You guys put the serious 'Smack Down' on em. Way to do it. Jeff, you sound like you pay a lot of attention to what's going on around you. 

Only one question. Where is YOUR Matrix hat?


----------



## Jeffbro999#2 (Feb 17, 2014)

dabutcher said:


> You guys crushed them. There are a few areas that I sight fish that I know would be perfect areas to wade. I'm just too scared of all the sting rays I see laying on the bottom.


Thanks, this area seems to replenish very well. I would say give wading a try but you don't need any other advantages But seriously, the stingrays are everywhere and I've kicked my fair share. Fishing the sound helps with the clear water allowing you to see them. The little ones usually move away. The big ones don't like to move out of the way, and can be hard to see. I usually only see the tail at first, then slowly notice the buried body. Just gotta move slow and keep shuffling your feet out in front of you.


----------



## LIM-IT-OUT (Aug 26, 2014)

BlueWaterWarrior said:


> You guys put the serious 'Smack Down' on em. Way to do it. Jeff, you sound like you pay a lot of attention to what's going on around you.
> 
> Only one question.
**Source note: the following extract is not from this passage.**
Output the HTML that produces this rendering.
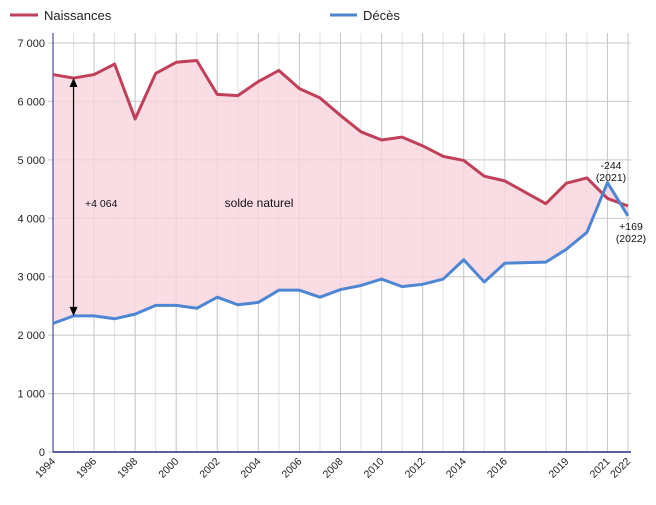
<!DOCTYPE html>
<html><head><meta charset="utf-8"><style>
body{margin:0;background:#fff;font-family:"Liberation Sans","DejaVu Sans",sans-serif}
svg{display:block}
</style></head><body>
<svg id="chart" width="656" height="505" xmlns="http://www.w3.org/2000/svg" font-family="Liberation Sans, DejaVu Sans, sans-serif">
<g id="legend">
 <g><line x1="10" y1="15" x2="38" y2="15" stroke="#c0405a" stroke-width="3"/><text x="44" y="20" font-size="13" fill="#222">Naissances</text></g>
 <g><line x1="330" y1="15" x2="357" y2="15" stroke="#4f86d3" stroke-width="3"/><text x="363" y="20" font-size="13" fill="#222">Décès</text></g>
</g>
<g id="grid"></g>
<g id="area"></g>
<g id="axes"></g>
<g id="series"></g>
<g id="annot"></g>
</svg>
<script>
const years=[1994,1995,1996,1997,1998,1999,2000,2001,2002,2003,2004,2005,2006,2007,2008,2009,2010,2011,2012,2013,2014,2015,2016,2018,2019,2020,2021,2022];
const naissances=[6460,6400,6460,6640,5700,6480,6670,6700,6120,6100,6340,6530,6220,6060,5760,5480,5340,5390,5240,5060,4990,4720,4640,4250,4600,4690,4340,4210];
const deces=[2200,2330,2330,2280,2360,2510,2510,2460,2650,2520,2560,2770,2770,2650,2780,2850,2960,2830,2870,2960,3290,2910,3230,3250,3470,3760,4610,4040];
const yTicks=[0,1000,2000,3000,4000,5000,6000,7000];
const yTickLabels=["0","1 000","2 000","3 000","4 000","5 000","6 000","7 000"];
const xTickYears=[1994,1996,1998,2000,2002,2004,2006,2008,2010,2012,2014,2016,2019,2021,2022];
const NS="http://www.w3.org/2000/svg";
const X0=53,X1=628,Y0=452,Y1=43;
const x=v=>X0+(v-1994)*(X1-X0)/28;
const y=v=>Y0-v*(Y0-Y1)/7000;
function mk(tag,attrs,parent){const e=document.createElementNS(NS,tag);for(const k in attrs)e.setAttribute(k,attrs[k]);parent.appendChild(e);return e;}
const grid=document.getElementById('grid');
years.forEach(yr=>{const l=mk('line',{x1:x(yr),x2:x(yr),y1:33,y2:Y0,stroke:'#e2e2e2','stroke-width':1},grid);

});
xTickYears.forEach(yr=>{const l=mk('line',{x1:x(yr),x2:x(yr),y1:33,y2:Y0,stroke:'#c8c8c8','stroke-width':1},grid);

});
yTicks.forEach((v,i)=>{const l=mk('line',{x1:48,x2:631,y1:y(v),y2:y(v),stroke:'#c8c8c8','stroke-width':1},grid);


const t=mk('text',{x:45,y:y(v)+4,'font-size':11,'text-anchor':'end',fill:'#222'},grid);t.textContent=yTickLabels[i];

});
// area
let pts=years.map((yr,i)=>x(yr)+','+y(naissances[i]));
for(let i=years.length-1;i>=0;i--)pts.push(x(years[i])+','+y(deces[i]));
const area=mk('polygon',{points:pts.join(' '),fill:'#f9d5dd',opacity:0.8},document.getElementById('area'));


// axes
const axes=document.getElementById('axes');
const ya=mk('line',{x1:X0,x2:X0,y1:33,y2:Y0,stroke:'#2a2a8a','stroke-width':1},axes);


const xa=mk('line',{x1:X0,x2:631,y1:Y0,y2:Y0,stroke:'#2a2a8a','stroke-width':1.5},axes);


xTickYears.forEach(yr=>{const t=mk('text',{x:x(yr)+3,y:Y0+10,'font-size':10.5,'text-anchor':'end',fill:'#222',transform:`rotate(-45 ${x(yr)+3} ${Y0+10})`},axes);t.textContent=yr;

});
// series
const ser=document.getElementById('series');
const pn=mk('polyline',{points:years.map((yr,i)=>x(yr)+','+y(naissances[i])).join(' '),fill:'none',stroke:'#c0405a','stroke-width':3,'stroke-linejoin':'round'},ser);


const pd=mk('polyline',{points:years.map((yr,i)=>x(yr)+','+y(deces[i])).join(' '),fill:'none',stroke:'#4f86d3','stroke-width':3,'stroke-linejoin':'round'},ser);


// annotations
const an=document.getElementById('annot');
const ax=x(1995),ay1=y(naissances[1]),ay2=y(deces[1]);
const al=mk('line',{x1:ax,x2:ax,y1:ay1+6,y2:ay2-6,stroke:'#000','stroke-width':1.2},an);


const h1=mk('polygon',{points:`${ax},${ay1} ${ax-4},${ay1+9} ${ax+4},${ay1+9}`,fill:'#000'},an);


const h2=mk('polygon',{points:`${ax},${ay2} ${ax-4},${ay2-9} ${ax+4},${ay2-9}`,fill:'#000'},an);


function txt(s,tx,ty,sz,anchor,name){const t=mk('text',{x:tx,y:ty,'font-size':sz,'text-anchor':anchor,fill:'#111'},an);t.textContent=s;

}
txt('+4 064',85,207,10.5,'start','difference-label');
txt('solde naturel',259,207,12,'middle','solde-naturel-label');
txt('-244',611,169,10.5,'middle','annotation-2021-value');
txt('(2021)',611,181,10.5,'middle','annotation-2021-year');
txt('+169',631,230,10.5,'middle','annotation-2022-value');
txt('(2022)',631,242,10.5,'middle','annotation-2022-year');
</script>
</body></html>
Where is YOUR Matrix hat?


Slowing down while fishing on ur feet really puts your mind into foucus. Jeff is a master of the wade and has tons of knowledge of his surrounding. Wading will teach you how to pic apart an area, your mind isnt distracted by having the option to move. :thumbup:


----------



## 60hertz (Oct 1, 2007)

Jeffbro999 said:


> The big ones don't like to move out of the way, and can be hard to see. .


 DO WHAT!!!!

I used to wade a lot at Chandeleur, Horn, and Petit Bois islands but a fateful night with a stingray caused me to give up wade fishing until about 6 or 7 years ago. A barb in the ankle gives a new meaning to the word "pain!"

I got brave a few years ago but gave it up again when something BIG swam up and grazed my leg. I'm sure it was probably a shark that was after the basket of fish flopping around in my net (I was wearing waders and the basket was about 7' or so away from me), but it reminded me of why I have a perfectly good flats boat at the house!
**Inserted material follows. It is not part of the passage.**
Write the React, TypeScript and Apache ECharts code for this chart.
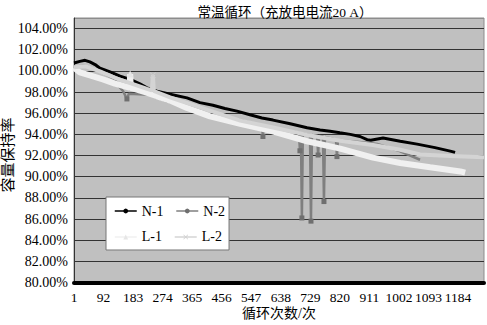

I was going to try and get brave again this summer, as I'm convinced this is probably one of the stealthiest ways to fish the flats, but just call me a big Chicken because I never got the guts up to go. Maybe this winter??? But, I doubt it!

Y'all can all have it!

Sting Ray Shuffle!


----------



## Jeffbro999#2 (Feb 17, 2014)

BlueWaterWarrior said:


> You guys put the serious 'Smack Down' on em. Way to do it. Jeff, you sound like you pay a lot of attention to what's going on around you.
> 
> Only one question. Where is YOUR Matrix hat?
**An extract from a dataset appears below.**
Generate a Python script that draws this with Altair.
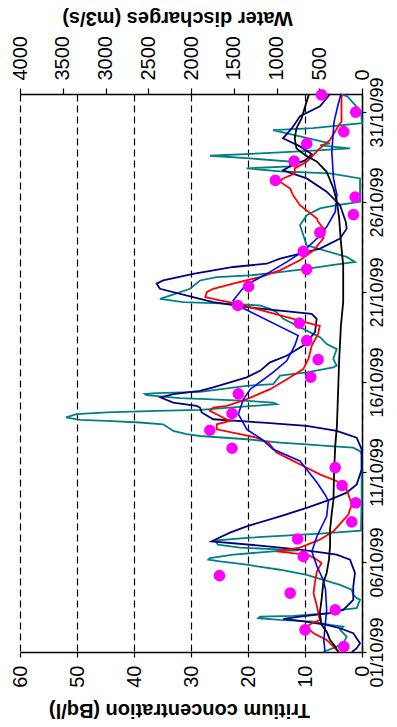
import altair as alt
import pandas as pd

FONT = "Liberation Sans"

# ---------------- axis ticks / labels ----------------
date_ticks = [0, 5, 10, 15, 20, 25, 30]
date_labels = ["01/10/99", "06/10/99", "11/10/99", "16/10/99", "21/10/99", "26/10/99", "31/10/99"]
tritium_ticks = [0, 10, 20, 30, 40, 50, 60]
discharge_ticks = [0, 500, 1000, 1500, 2000, 2500, 3000, 3500, 4000]

# ---------------- data (day offset from 01/10/99) ----------------
dot_day = [0.30, 1.23, 2.34, 3.27, 4.24, 5.31, 6.28, 7.23, 8.29, 9.25, 10.24, 11.32, 12.32, 13.25,
           14.34, 15.27, 16.24, 17.30, 18.27, 19.25, 20.31, 21.26, 22.26, 23.30, 24.30, 25.27,
           26.20, 27.27, 28.24, 28.91, 29.99, 30.95]
dot_T = [3.2, 10.0, 4.7, 12.6, 25.0, 10.3, 11.3, 1.8, 1.1, 3.5, 4.7, 22.8, 26.7, 22.8, 21.7, 9.0,
         7.7, 9.7, 11.0, 21.8, 19.9, 9.7, 10.3, 7.4, 1.5, 1.2, 15.2, 11.9, 9.7, 3.2, 1.1, 7.1]

red_day = [0.0, 0.11, 0.67, 1.04, 1.41, 1.60, 1.78, 2.53, 3.27, 4.01, 4.48, 4.94, 5.13, 5.40, 5.59,
           5.80, 6.24, 6.71, 7.64, 8.19, 8.47, 9.03, 9.49, 9.87, 10.33, 10.70, 11.08, 11.63, 11.91,
           12.10, 12.37, 12.65, 12.84, 13.40, 13.58, 13.67, 14.05, 14.60, 15.26, 15.72, 16.28,
           17.02, 17.67, 18.13, 18.17, 18.78, 19.34, 19.53, 19.72, 20.00, 20.18, 20.46, 20.83,
           21.20, 21.76, 22.31, 22.97, 23.43, 23.90, 24.08, 24.82, 25.38, 25.75, 26.13, 26.31,
           26.59, 26.87, 27.24, 27.98, 28.45, 29.10, 29.47, 30.77, 31.0]
red_T = [4.0, 4.4, 6.2, 8.5, 9.7, 8.8, 7.4, 7.9, 8.5, 8.2, 7.9, 7.1, 7.9, 9.5, 15.0, 10.9, 7.4, 5.0,
         2.4, 1.8, 2.1, 2.7, 4.4, 7.4, 10.3, 12.6, 15.0, 16.4, 18.5, 21.4, 25.5, 25.5, 23.2, 26.7,
         26.1, 23.7, 20.2, 16.1, 12.6, 10.3, 9.4, 8.8, 7.7, 7.4, 8.2, 15.3, 21.7, 24.9, 27.5, 27.2,
         26.1, 22.6, 17.9, 14.4, 10.9, 8.5, 6.8, 6.5, 7.7, 7.9, 10.9, 12.1, 12.6, 14.4, 13.8, 11.8,
         11.8, 9.7, 7.4, 5.6, 4.4, 3.6, 3.6, 3.5]

blue_day = [0.02, 0.67, 2.34, 3.46, 4.01, 4.75, 5.59, 6.43, 7.54, 8.38, 8.75, 9.42, 10.14, 10.61,
            11.26, 11.82, 12.37, 13.21, 14.05, 14.60, 15.53, 16.18, 17.02, 17.58, 19.25, 19.53,
            20.36, 21.01, 21.67, 22.26, 22.97, 23.62, 24.45, 25.38, 26.31, 27.80, 29.47, 30.40, 30.99]
blue_T = [6.5, 6.7, 6.2, 6.4, 6.8, 7.9, 8.8, 7.9, 6.2, 5.9, 6.5, 7.9, 9.7, 10.9, 15.6, 17.6, 20.2,
          21.7, 20.8, 19.6, 15.6, 13.2, 11.8, 11.2, 21.8, 22.6, 20.5, 16.7, 13.2, 10.3, 7.9, 6.2,
          4.7, 4.4, 5.0, 5.3, 4.9, 4.2, 3.7]

black_day = [0.02, 0.30, 0.67, 1.13, 1.51, 2.16, 2.90, 3.83, 4.39, 5.13, 5.87, 6.80, 7.73, 8.47,
             9.96, 11.44, 12.56, 14.42, 16.28, 18.13, 19.44, 21.48, 22.78, 24.08, 25.01, 25.75,
             26.68, 27.24, 27.61, 27.98, 28.54, 29.10, 29.65, 30.59, 30.99]
black_T = [4.2, 4.7, 5.6, 6.2, 7.1, 7.4, 7.1, 6.8, 6.2, 5.8, 5.6, 5.6, 5.3, 5.0, 4.9, 4.7, 4.4, 4.2,
           4.0, 3.7, 3.3, 3.3, 3.7, 4.0, 4.4, 5.0, 6.2, 7.9, 10.0, 11.5, 11.8, 11.5, 10.6, 9.7, 9.3]

navy_day = [0.0, 0.21, 0.48, 1.04, 1.32, 1.51, 1.73, 1.84, 1.97, 2.16, 2.34, 2.90, 3.64, 4.39, 5.13,
            5.41, 5.59, 5.69, 5.91, 6.15, 6.63, 6.98, 7.54, 8.01, 8.47, 8.85, 9.31, 10.14, 11.26,
            11.91, 12.28, 12.56, 12.74, 12.93, 13.31, 13.58, 13.67, 13.86, 14.14, 14.33, 14.51,
            14.70, 15.26, 15.62, 16.09, 16.46, 17.02, 17.76, 18.51, 18.78, 18.97, 19.16, 19.44,
            19.62, 20.18, 20.46, 20.64, 21.01, 21.39, 21.57, 21.85, 22.41, 22.97, 23.52, 23.90,
            24.82, 25.57, 26.31, 26.76, 26.98, 27.31, 27.65, 28.09, 28.54, 29.10, 29.77, 30.32, 31.0]
navy_Q = [117, 62, 23, 102, 257, 413, 725, 920, 725, 374, 219, 102, 102, 82, 140, 296, 570, 725,
          1193, 1758, 1544, 1349, 959, 647, 374, 179, 62, 4, 4, 62, 296, 647, 1155, 1740, 1875,
          1895, 1934, 2208, 2355, 2208, 1895, 1740, 1349, 1193, 1076, 881, 687, 550, 530, 589, 959,
          1349, 1740, 1895, 2363, 2402, 2325, 1974, 1506, 1115, 959, 491, 257, 179, 190, 257, 413,
          647, 924, 842, 667, 585, 725, 924, 819, 725, 491, 374]

teal_day = [0.0, 0.30, 0.48, 0.85, 1.23, 1.41, 1.51, 1.69, 1.78, 1.88, 1.97, 2.01, 2.06, 2.16, 2.34,
            2.44, 2.90, 2.99, 3.18, 3.46, 3.73, 4.01, 4.29, 4.57, 4.85, 5.03, 5.13, 5.22, 5.41, 5.59,
            5.65, 5.80, 5.96, 6.19, 6.35, 6.58, 6.74, 8.47, 10.98, 11.16, 11.35, 11.44, 11.54, 11.63,
            11.82, 12.00, 12.10, 12.28, 12.65, 12.75, 12.84, 12.90, 13.03, 13.21, 13.31, 13.40,
            13.45, 13.77, 13.86, 13.95, 14.05, 14.10, 14.27, 14.33, 14.38, 14.45, 14.79, 14.88,
            15.35, 15.53, 15.81, 15.91, 16.28, 16.83, 17.11, 17.49, 17.76, 18.51, 18.88, 19.06,
            19.25, 19.34, 19.44, 19.62, 19.80, 20.18, 20.64, 20.83, 20.92, 21.11, 21.29, 21.48,
            21.67, 21.95, 22.59, 23.71, 24.27, 24.64, 24.82, 25.01, 26.31, 26.59, 26.70, 26.87,
            26.98, 27.24, 27.42, 27.57, 27.70, 27.81, 27.98, 28.15, 28.26, 28.65, 28.99, 29.10,
            29.38, 30.04, 30.88, 30.99]
teal_Q = [453, 296, 219, 179, 257, 219, 374, 570, 959, 1213, 1193, 804, 647, 374, 257, 62, 23, 62,
          102, 121, 257, 453, 647, 959, 1349, 1661, 1798, 1778, 1506, 1038, 745, 1427, 1685, 1720,
          1310, 491, 12, 4, 4, 23, 102, 374, 647, 959, 1349, 1895, 2051, 2208, 2325, 2597, 2987,
          3299, 3463, 3338, 2987, 2402, 1895, 998, 1038, 1349, 1817, 2129, 2519, 2539, 2402, 1895,
          1349, 1038, 959, 647, 336, 296, 336, 296, 413, 491, 608, 920, 998, 1076, 1193, 1506, 2091,
          2363, 2246, 2012, 1895, 1700, 1310, 959, 647, 374, 82, 179, 647, 725, 647, 491, 296, 23,
          23, 374, 959, 1349, 842, 842, 1310, 1778, 1193, 725, 140, 491, 374, 725, 1041, 573, 0, 12,
          176, 257]


def frame(day, vals, field):
    return pd.DataFrame({"day": day, field: vals, "i": list(range(len(day)))})


label_expr = "[" + ",".join("'%s'" % s for s in date_labels) + "][round(datum.value / 5)]"

axis_day = alt.Axis(orient="right", values=date_ticks, labelExpr=label_expr, labelAngle=270,
                    labelAlign="center", labelBaseline="top", labelFont=FONT, labelFontSize=18,
                    labelColor="black", labelPadding=2, grid=False, domainColor="black",
                    domainWidth=1.5, tickColor="black", tickSize=4, tickWidth=1.2, title=None)

axis_t = alt.Axis(orient="bottom", values=tritium_ticks, labelAngle=270, labelAlign="right",
                  labelBaseline="middle", labelFont=FONT, labelFontSize=20, labelColor="black",
                  labelPadding=8, grid=True, gridDash=[7, 4], gridColor="black", gridWidth=1.2,
                  domainColor="black", domainWidth=1.5, tickColor="black", tickSize=5,
                  tickWidth=1.2, title="Tritium concentration (Bq/l)", titleAngle=180,
                  titleAlign="center", titleBaseline="middle", titleX=159, titleY=57,
                  titleFont=FONT, titleFontSize=20, titleFontWeight="bold", titleColor="black")

axis_q = alt.Axis(orient="top", values=discharge_ticks, format="d", labelAngle=270,
                  labelAlign="left", labelBaseline="middle", labelFont=FONT, labelFontSize=20,
                  labelColor="black", labelPadding=8, grid=False, domainColor="black",
                  domainWidth=1.5, tickColor="black", tickSize=6, tickWidth=1.2,
                  title="Water discharges (m3/s)", titleAngle=180, titleAlign="center",
                  titleBaseline="middle", titleX=157, titleY=-77, titleFont=FONT,
                  titleFontSize=20, titleFontWeight="bold", titleColor="black")

y_enc = alt.Y("day:Q", scale=alt.Scale(domain=[0, 31], nice=False, zero=False), axis=axis_day)
x_t = alt.X("T:Q", scale=alt.Scale(domain=[0, 60], reverse=True, nice=False, zero=True), axis=axis_t)
x_q = alt.X("Q:Q", scale=alt.Scale(domain=[0, 4000], reverse=True, nice=False, zero=True), axis=axis_q)


def qline(day, vals, color, w=1.8):
    return alt.Chart(frame(day, vals, "Q")).mark_line(color=color, strokeWidth=w).encode(
        x=x_q, y=y_enc, order="i:Q")


def tline(day, vals, color, w=1.8):
    return alt.Chart(frame(day, vals, "T")).mark_line(color=color, strokeWidth=w).encode(
        x=x_t, y=y_enc, order="i:Q")


teal = qline(teal_day, teal_Q, "#008080")
navy = qline(navy_day, navy_Q, "#000080")
red = tline(red_day, red_T, "#FF0000")
blue = tline(blue_day, blue_T, "#0000FF", 1.6)
black = tline(black_day, black_T, "#000000")
dots = alt.Chart(frame(dot_day, dot_T, "T")).mark_circle(color="#FF00FF", size=135, opacity=1).encode(
    x=x_t, y=y_enc)

q_layer = alt.layer(teal, navy)
t_layer = alt.layer(red, blue, black, dots)

chart = alt.layer(q_layer, t_layer).resolve_scale(x="independent").properties(
    width=342, height=558,
    padding={"left": 12, "top": 86, "right": 27, "bottom": 75},
    autosize=alt.AutoSizeParams(type="none"),
    background="white",
).configure_view(strokeWidth=0)

chart.save("out.html", embed_options={"renderer": "svg", "actions": False})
Thanks, yes the little things make a huge difference. Seeing a small push of water and figuring out which way its moving before casting, seeing mullet jump a certain way, small turns in a grass line, deeper edges, funnels and troughs on the flat, small isolated potholes are all things I look around for. I walk slow and keep a constant eye out for any movement around me as I walk. 

As for the hat, I'm a huge GLoomis fan, and this Aflex hat is very comfortable. Don't think I'll be trading it in anytime soon.


----------



## LIM-IT-OUT (Aug 26, 2014)

Jeff I was just holding the new GL Inshore series bait casting rods. They're to whippy at the tip for my liking. 

I dont mean to bost about it but that combo you have is hard to match yet alone beat. And Im a GL fan myself they just havent made something that beats what they made in the past.


With the Outcast sale in less then 12hrs Im in shopping mode hahaha


----------



## LIM-IT-OUT (Aug 26, 2014)

RandyGuy said:


> Nice catch Jeff and Josh hopefully I will be good like you guys someday. Going tomorrow for some Spanish mackerel or something else.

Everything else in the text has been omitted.